**Data entries**.
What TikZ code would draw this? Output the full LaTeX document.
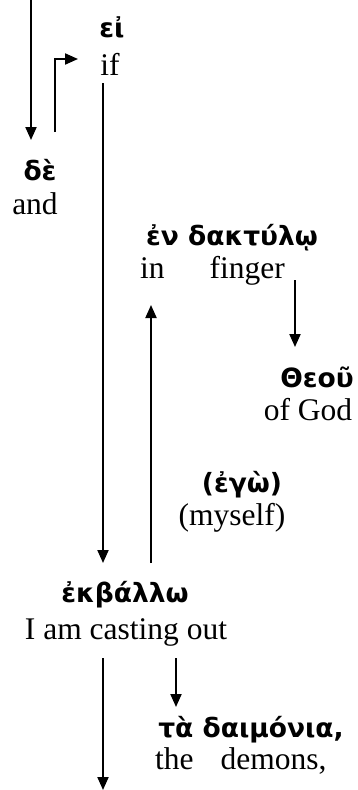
\documentclass[tikz,border=0pt]{standalone}
\usepackage{fontspec}
\setmainfont{Liberation Serif}
\newfontfamily\grk{DejaVu Sans}
\usetikzlibrary{arrows.meta}
\tikzset{
  en/.style={inner sep=0pt, font=\fontsize{31.5}{36}\selectfont},
  gk/.style={inner sep=0pt, font=\grk\bfseries\fontsize{26.5}{32}\selectfont},
  arr/.style={line width=2pt, -{Triangle[length=13pt,width=11pt]}},
  ln/.style={line width=2pt}
}
\begin{document}
\begin{tikzpicture}[x=1pt,y=-1pt]
\useasboundingbox (0,0) rectangle (357,790);
% texts
\node[gk] (ei) at (112,27) {εἰ};
\node[en] (if) at (110,64) {if};
\node[gk] (de) at (40,170) {δὲ};
\node[en] (and) at (35,204) {and};
\node[gk] (endak) at (232,238) {ἐν δακτύλῳ};
\node[en, anchor=west] (infinger) at (140,271) {in\hspace{45pt}finger};
\node[gk] (theou) at (317,377) {Θεοῦ};
\node[en] (ofgod) at (308,410) {of God};
\node[gk] (ego) at (242,485) {(ἐγὼ)};
\node[en] (myself) at (232,518) {(myself)};
\node[gk] (ekb) at (125,595) {ἐκβάλλω};
\node[en] (casting) at (126,632) {I am casting out};
\node[gk] (daim) at (251,730) {τὰ δαιμόνια,};
\node[en, anchor=west] (demons) at (155,761) {the\hspace{27pt}demons,};
% free ends
\coordinate (top) at (31,0);
\coordinate (deTip) at (31,140);
\coordinate (elb0) at (55,132);
\coordinate (elb1) at (55,59);
\coordinate (ifTip) at (78,59);
\coordinate (a3s) at (103,83);
\coordinate (a3e) at (103,563);
\coordinate (a4s) at (151,563);
\coordinate (a4e) at (151,305);
\coordinate (a5s) at (295,280);
\coordinate (a5e) at (295,347);
\coordinate (a6s) at (103,658);
\coordinate (bottom) at (103,790);
\coordinate (a7s) at (176,658);
\coordinate (a7e) at (176,707);
% connectors
\draw[arr] (top) -- (deTip);
\draw[arr] (elb0) -- (elb1) -- (ifTip);
\draw[arr] (a3s) -- (a3e);
\draw[arr] (a4s) -- (a4e);
\draw[arr] (a5s) -- (a5e);
\draw[arr] (a6s) -- (bottom);
\draw[arr] (a7s) -- (a7e);
\end{tikzpicture}
\end{document}
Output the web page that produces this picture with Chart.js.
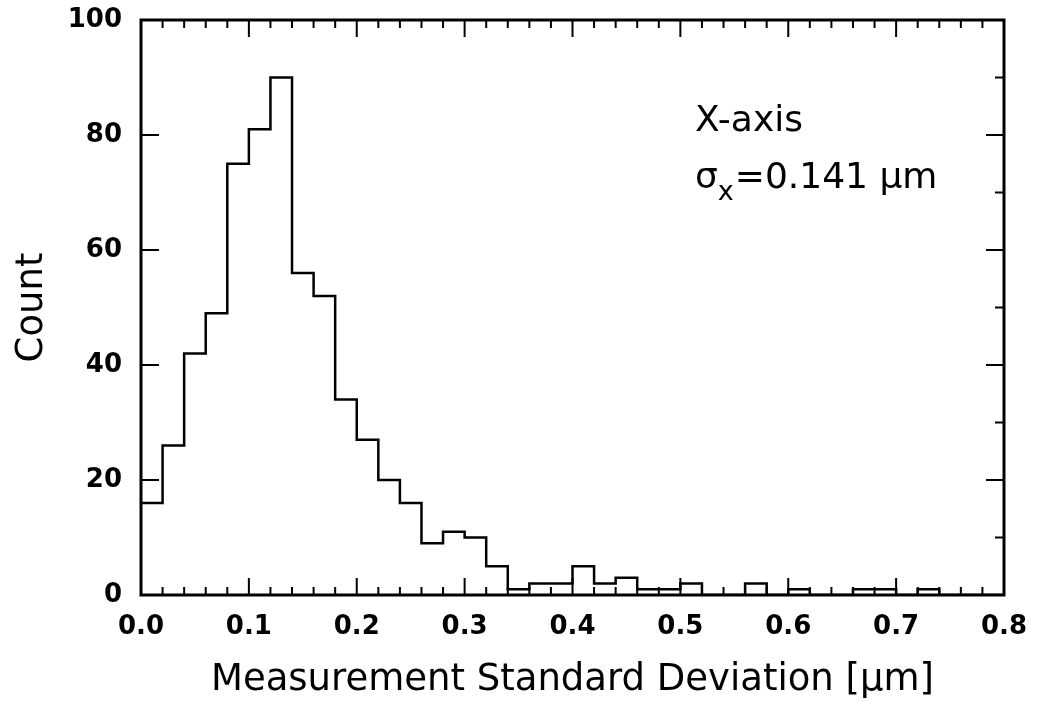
<!DOCTYPE html>
<html>
<head>
<meta charset="utf-8">
<script src="https://cdn.jsdelivr.net/npm/chart.js@4/dist/chart.umd.min.js"></script>
<style>
  html, body { margin: 0; padding: 0; background: #fff; }
  #wrap { width: 1041px; height: 707px; }
</style>
</head>
<body>
<div id="wrap"><canvas id="histChart" width="1041" height="707"></canvas></div>
<script>
(function() {

  'use strict';

  // histogram bins, 0.02 um wide, starting at 0
  var binWidth = 0.02;
  var counts = [16, 26, 42, 49, 75, 81, 90, 56, 52, 34,
                27, 20, 16, 9, 11, 10, 5, 1, 2, 2,
                5, 2, 3, 1, 1, 2, 0, 0, 2, 0,
                1, 0, 0, 1, 1, 0, 1, 0, 0, 0];
  var xTicks = [0, 0.1, 0.2, 0.3, 0.4, 0.5, 0.6, 0.7, 0.8];
  var yTicks = [0, 20, 40, 60, 80, 100];
  var yMinor = [10, 30, 50, 70, 90];

  var points = counts.map(function(c, i) {
    return { x: i * binWidth, y: c };
  });
  points.push({ x: counts.length * binWidth, y: counts[counts.length - 1] });

  var fontName = '"DejaVu Sans", "Liberation Sans", Arial, sans-serif';

  var framePlugin = {
    id: 'frame',
    afterDraw: function(chart) {
      var ctx = chart.ctx;
      var a = chart.chartArea;
      var xs = chart.scales.x, ys = chart.scales.y;
      ctx.save();
      ctx.strokeStyle = '#000';
      ctx.lineWidth = 3;
      ctx.strokeRect(a.left, a.top, a.right - a.left, a.bottom - a.top);

      ctx.lineWidth = 2;
      ctx.beginPath();
      // x ticks on bottom and top, long every 0.1
      for (var i = 0; i <= counts.length; i++) {
        var px = xs.getPixelForValue(i * binWidth);
        var len = (i % 5 === 0) ? 17 : 8;
        ctx.moveTo(px, a.bottom); ctx.lineTo(px, a.bottom - len);
        ctx.moveTo(px, a.top); ctx.lineTo(px, a.top + len);
      }
      yTicks.forEach(function(v) {
        var py = ys.getPixelForValue(v);
        ctx.moveTo(a.left, py); ctx.lineTo(a.left + 18, py);
        ctx.moveTo(a.right, py); ctx.lineTo(a.right - 18, py);
      });
      yMinor.forEach(function(v) {
        var py = ys.getPixelForValue(v);
        ctx.moveTo(a.right, py); ctx.lineTo(a.right - 9, py);
      });
      ctx.stroke();

      // annotation
      ctx.fillStyle = '#000';
      ctx.textBaseline = 'alphabetic';
      ctx.textAlign = 'left';
      ctx.font = '36px ' + fontName;
      var tx = a.left + 554;
      ctx.fillText('X-axis', tx, 131);
      ctx.fillText('\u03c3', tx, 188);
      var sw = ctx.measureText('\u03c3').width;
      ctx.font = '27px ' + fontName;
      ctx.fillText('x', tx + sw, 200);
      var xw = ctx.measureText('x').width;
      ctx.font = '36px ' + fontName;
      ctx.fillText('=0.141 \u03bcm', tx + sw + xw + 1, 188);
      ctx.restore();
    }
  };

  var ctx = document.getElementById('histChart').getContext('2d');

  new Chart(ctx, {
    type: 'line',
    data: {
      datasets: [{
        data: points,
        stepped: true,
        borderColor: '#000',
        borderWidth: 2.5,
        pointRadius: 0,
        fill: false
      }]
    },
    options: {
      responsive: false,
      animation: false,
      layout: { padding: { top: 20, right: 37, left: 0, bottom: 0 } },
      plugins: { legend: { display: false }, tooltip: { enabled: false } },
      scales: {
        x: {
          type: 'linear',
          min: 0,
          max: 0.8,
          afterBuildTicks: function(scale) {
            scale.ticks = xTicks.map(function(v) { return { value: v }; });
          },
          afterFit: function(scale) {
            scale.height = 112;
            scale.paddingLeft = 0;
            scale.paddingRight = 0;
          },
          grid: { display: false, drawTicks: false },
          border: { display: false },
          ticks: {
            padding: 17,
            color: '#000',
            font: { family: fontName, size: 26, weight: 'bold' },
            callback: function(v) { return v.toFixed(1); }
          },
          title: {
            display: true,
            text: 'Measurement Standard Deviation [\u03bcm]',
            color: '#000',
            font: { family: fontName, size: 37 },
            padding: { top: 0, bottom: 4 }
          }
        },
        y: {
          min: 0,
          max: 100,
          afterBuildTicks: function(scale) {
            scale.ticks = yTicks.map(function(v) { return { value: v }; });
          },
          afterFit: function(scale) {
            scale.width = 141;
            scale.paddingTop = 0;
            scale.paddingBottom = 0;
          },
          grid: { display: false, drawTicks: false },
          border: { display: false },
          ticks: {
            padding: 19,
            color: '#000',
            font: { family: fontName, size: 26, weight: 'bold' }
          },
          title: {
            display: true,
            text: 'Count',
            color: '#000',
            font: { family: fontName, size: 37 },
            padding: { top: 10, bottom: 0 }
          }
        }
      }
    },
    plugins: [framePlugin]
  });

})();
</script>
</body>
</html>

**Given problem**. Set down the lines of the records above exactly, apart from the pictures.

**Solution to the problem**.
What TikZ code would draw this? Output the full LaTeX document.
\documentclass[tikz,border=0pt]{standalone}
\usepackage{fontspec}
\setmainfont{Liberation Serif}
\newfontfamily\grk{DejaVu Sans}
\usetikzlibrary{arrows.meta}
\tikzset{
  en/.style={inner sep=0pt, font=\fontsize{31.5}{36}\selectfont},
  gk/.style={inner sep=0pt, font=\grk\bfseries\fontsize{26.5}{32}\selectfont},
  arr/.style={line width=2pt, -{Triangle[length=13pt,width=11pt]}},
  ln/.style={line width=2pt}
}
\begin{document}
\begin{tikzpicture}[x=1pt,y=-1pt]
\useasboundingbox (0,0) rectangle (357,790);
% texts
\node[gk] (ei) at (112,27) {εἰ};
\node[en] (if) at (110,64) {if};
\node[gk] (de) at (40,170) {δὲ};
\node[en] (and) at (35,204) {and};
\node[gk] (endak) at (232,238) {ἐν δακτύλῳ};
\node[en, anchor=west] (infinger) at (140,271) {in\hspace{45pt}finger};
\node[gk] (theou) at (317,377) {Θεοῦ};
\node[en] (ofgod) at (308,410) {of God};
\node[gk] (ego) at (242,485) {(ἐγὼ)};
\node[en] (myself) at (232,518) {(myself)};
\node[gk] (ekb) at (125,595) {ἐκβάλλω};
\node[en] (casting) at (126,632) {I am casting out};
\node[gk] (daim) at (251,730) {τὰ δαιμόνια,};
\node[en, anchor=west] (demons) at (155,761) {the\hspace{27pt}demons,};
% free ends
\coordinate (top) at (31,0);
\coordinate (deTip) at (31,140);
\coordinate (elb0) at (55,132);
\coordinate (elb1) at (55,59);
\coordinate (ifTip) at (78,59);
\coordinate (a3s) at (103,83);
\coordinate (a3e) at (103,563);
\coordinate (a4s) at (151,563);
\coordinate (a4e) at (151,305);
\coordinate (a5s) at (295,280);
\coordinate (a5e) at (295,347);
\coordinate (a6s) at (103,658);
\coordinate (bottom) at (103,790);
\coordinate (a7s) at (176,658);
\coordinate (a7e) at (176,707);
% connectors
\draw[arr] (top) -- (deTip);
\draw[arr] (elb0) -- (elb1) -- (ifTip);
\draw[arr] (a3s) -- (a3e);
\draw[arr] (a4s) -- (a4e);
\draw[arr] (a5s) -- (a5e);
\draw[arr] (a6s) -- (bottom);
\draw[arr] (a7s) -- (a7e);
\end{tikzpicture}
\end{document}
Output the web page that produces this picture with Chart.js.
<!DOCTYPE html>
<html>
<head>
<meta charset="utf-8">
<script src="https://cdn.jsdelivr.net/npm/chart.js@4/dist/chart.umd.min.js"></script>
<style>
  html, body { margin: 0; padding: 0; background: #fff; }
  #wrap { width: 1041px; height: 707px; }
</style>
</head>
<body>
<div id="wrap"><canvas id="histChart" width="1041" height="707"></canvas></div>
<script>
(function() {

  'use strict';

  // histogram bins, 0.02 um wide, starting at 0
  var binWidth = 0.02;
  var counts = [16, 26, 42, 49, 75, 81, 90, 56, 52, 34,
                27, 20, 16, 9, 11, 10, 5, 1, 2, 2,
                5, 2, 3, 1, 1, 2, 0, 0, 2, 0,
                1, 0, 0, 1, 1, 0, 1, 0, 0, 0];
  var xTicks = [0, 0.1, 0.2, 0.3, 0.4, 0.5, 0.6, 0.7, 0.8];
  var yTicks = [0, 20, 40, 60, 80, 100];
  var yMinor = [10, 30, 50, 70, 90];

  var points = counts.map(function(c, i) {
    return { x: i * binWidth, y: c };
  });
  points.push({ x: counts.length * binWidth, y: counts[counts.length - 1] });

  var fontName = '"DejaVu Sans", "Liberation Sans", Arial, sans-serif';

  var framePlugin = {
    id: 'frame',
    afterDraw: function(chart) {
      var ctx = chart.ctx;
      var a = chart.chartArea;
      var xs = chart.scales.x, ys = chart.scales.y;
      ctx.save();
      ctx.strokeStyle = '#000';
      ctx.lineWidth = 3;
      ctx.strokeRect(a.left, a.top, a.right - a.left, a.bottom - a.top);

      ctx.lineWidth = 2;
      ctx.beginPath();
      // x ticks on bottom and top, long every 0.1
      for (var i = 0; i <= counts.length; i++) {
        var px = xs.getPixelForValue(i * binWidth);
        var len = (i % 5 === 0) ? 17 : 8;
        ctx.moveTo(px, a.bottom); ctx.lineTo(px, a.bottom - len);
        ctx.moveTo(px, a.top); ctx.lineTo(px, a.top + len);
      }
      yTicks.forEach(function(v) {
        var py = ys.getPixelForValue(v);
        ctx.moveTo(a.left, py); ctx.lineTo(a.left + 18, py);
        ctx.moveTo(a.right, py); ctx.lineTo(a.right - 18, py);
      });
      yMinor.forEach(function(v) {
        var py = ys.getPixelForValue(v);
        ctx.moveTo(a.right, py); ctx.lineTo(a.right - 9, py);
      });
      ctx.stroke();

      // annotation
      ctx.fillStyle = '#000';
      ctx.textBaseline = 'alphabetic';
      ctx.textAlign = 'left';
      ctx.font = '36px ' + fontName;
      var tx = a.left + 554;
      ctx.fillText('X-axis', tx, 131);
      ctx.fillText('\u03c3', tx, 188);
      var sw = ctx.measureText('\u03c3').width;
      ctx.font = '27px ' + fontName;
      ctx.fillText('x', tx + sw, 200);
      var xw = ctx.measureText('x').width;
      ctx.font = '36px ' + fontName;
      ctx.fillText('=0.141 \u03bcm', tx + sw + xw + 1, 188);
      ctx.restore();
    }
  };

  var ctx = document.getElementById('histChart').getContext('2d');

  new Chart(ctx, {
    type: 'line',
    data: {
      datasets: [{
        data: points,
        stepped: true,
        borderColor: '#000',
        borderWidth: 2.5,
        pointRadius: 0,
        fill: false
      }]
    },
    options: {
      responsive: false,
      animation: false,
      layout: { padding: { top: 20, right: 37, left: 0, bottom: 0 } },
      plugins: { legend: { display: false }, tooltip: { enabled: false } },
      scales: {
        x: {
          type: 'linear',
          min: 0,
          max: 0.8,
          afterBuildTicks: function(scale) {
            scale.ticks = xTicks.map(function(v) { return { value: v }; });
          },
          afterFit: function(scale) {
            scale.height = 112;
            scale.paddingLeft = 0;
            scale.paddingRight = 0;
          },
          grid: { display: false, drawTicks: false },
          border: { display: false },
          ticks: {
            padding: 17,
            color: '#000',
            font: { family: fontName, size: 26, weight: 'bold' },
            callback: function(v) { return v.toFixed(1); }
          },
          title: {
            display: true,
            text: 'Measurement Standard Deviation [\u03bcm]',
            color: '#000',
            font: { family: fontName, size: 37 },
            padding: { top: 0, bottom: 4 }
          }
        },
        y: {
          min: 0,
          max: 100,
          afterBuildTicks: function(scale) {
            scale.ticks = yTicks.map(function(v) { return { value: v }; });
          },
          afterFit: function(scale) {
            scale.width = 141;
            scale.paddingTop = 0;
            scale.paddingBottom = 0;
          },
          grid: { display: false, drawTicks: false },
          border: { display: false },
          ticks: {
            padding: 19,
            color: '#000',
            font: { family: fontName, size: 26, weight: 'bold' }
          },
          title: {
            display: true,
            text: 'Count',
            color: '#000',
            font: { family: fontName, size: 37 },
            padding: { top: 10, bottom: 0 }
          }
        }
      }
    },
    plugins: [framePlugin]
  });

})();
</script>
</body>
</html>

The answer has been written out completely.